Once we know the optimal action-value function, then we can extract an optimal policy \(\pi^*\) as \[\pi^*(s) = \arg\max_{a}Q(s, a) \;\;.\]
We can iteratively solve for the \(Q^*\) values with the infinite-horizon value iteration algorithm, shown below:
\(s \in \mathcal{S}, a \in \mathcal{A}:\) \(Q_{\text{old}}(s, a) = 0\) not converged: \(s \in \mathcal{S}, a \in \mathcal{A}:\) \(Q_{\text{new}}(s, a) = R(s, a) + \gamma\sum_{s'}T(s, a, s')\max_{a'}Q_{\text{old}}(s', a')\)
\(\max_{s, a}\lvert Q_{\text{old}}(s, a) - Q_{\text{new}}(s, a)\rvert < \epsilon:\) return \(Q_{\text{new}}\) \(Q_{\text{old}} = Q_{\text{new}}\)
Theory
There are a lot of nice theoretical results about infinite-horizon value iteration.
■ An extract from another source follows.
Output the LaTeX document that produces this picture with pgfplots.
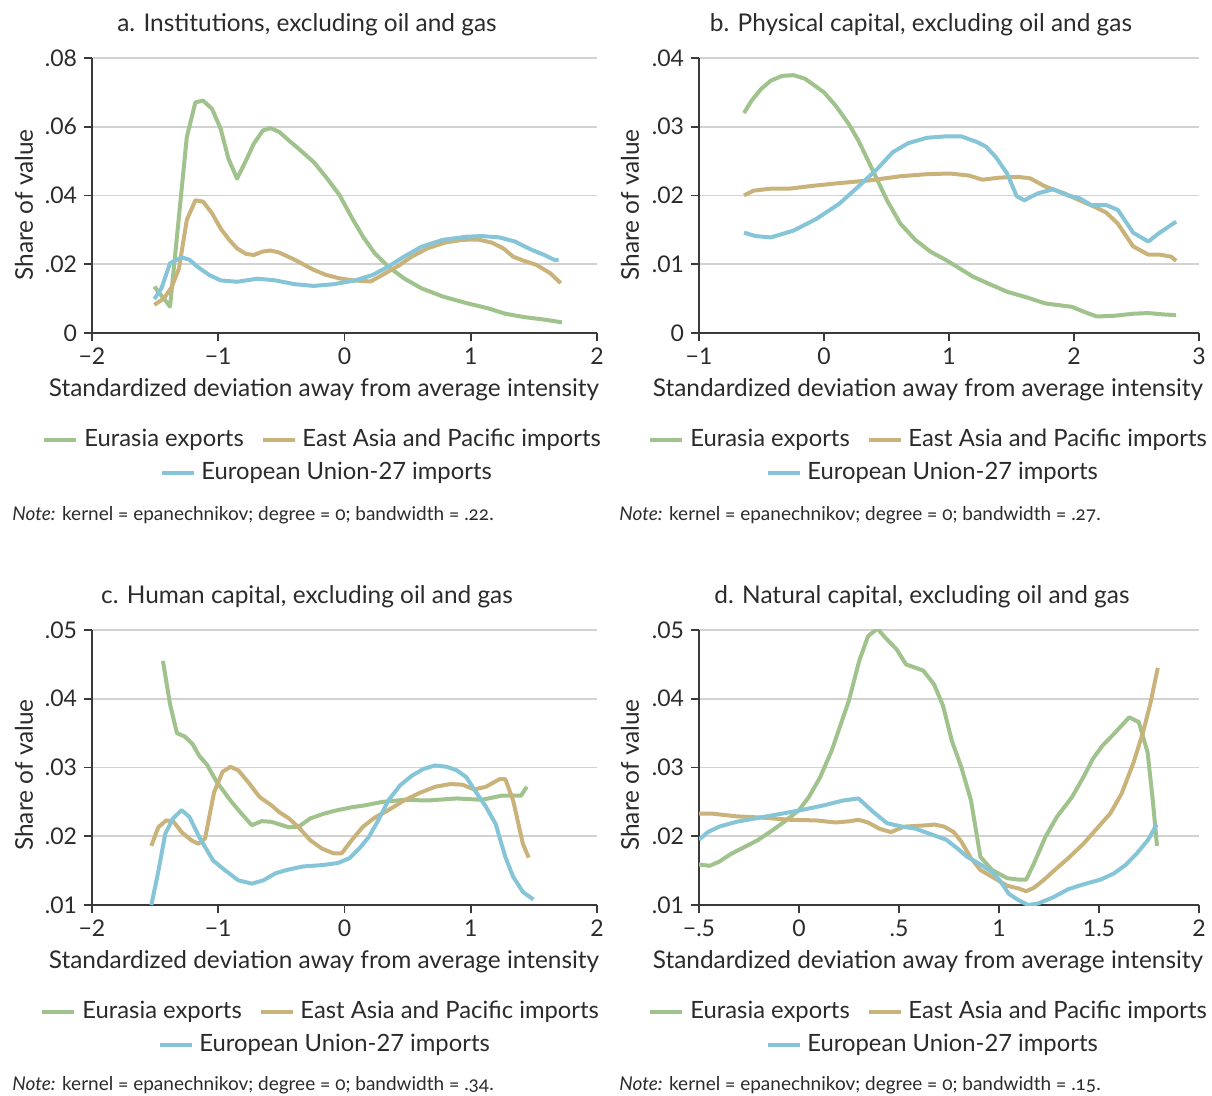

For some given (not necessarily optimal) \(Q\) function, define \(\pi_{Q}(s) = \arg\max_{a}Q(s, a)\).
After executing infinite-horizon value iteration with convergence hyper-parameter \(\epsilon\), \[\lVert V_{\pi_{Q_{\text{new}}}} - V_{\pi^*} \rVert_{\text{max}} < \epsilon \;\; .\]
There is a value of \(\epsilon\) such that \[\Vert Q_{\text{old}} - Q_{\text{new}} \rVert_{\text{max}} < \epsilon \Longrightarrow \pi_{Q_{\text{new}}} = \pi^*\]
As the algorithm executes, \(\lVert V_{\pi_{Q_{\text{new}}}} - V_{\pi^*} \Vert_{\text{max}}\) decreases monotonically on each iteration.
The algorithm can be executed asynchronously, in parallel: as long as all \((s, a)\) pairs are updated infinitely often in an infinite run, it still converges to the optimal value.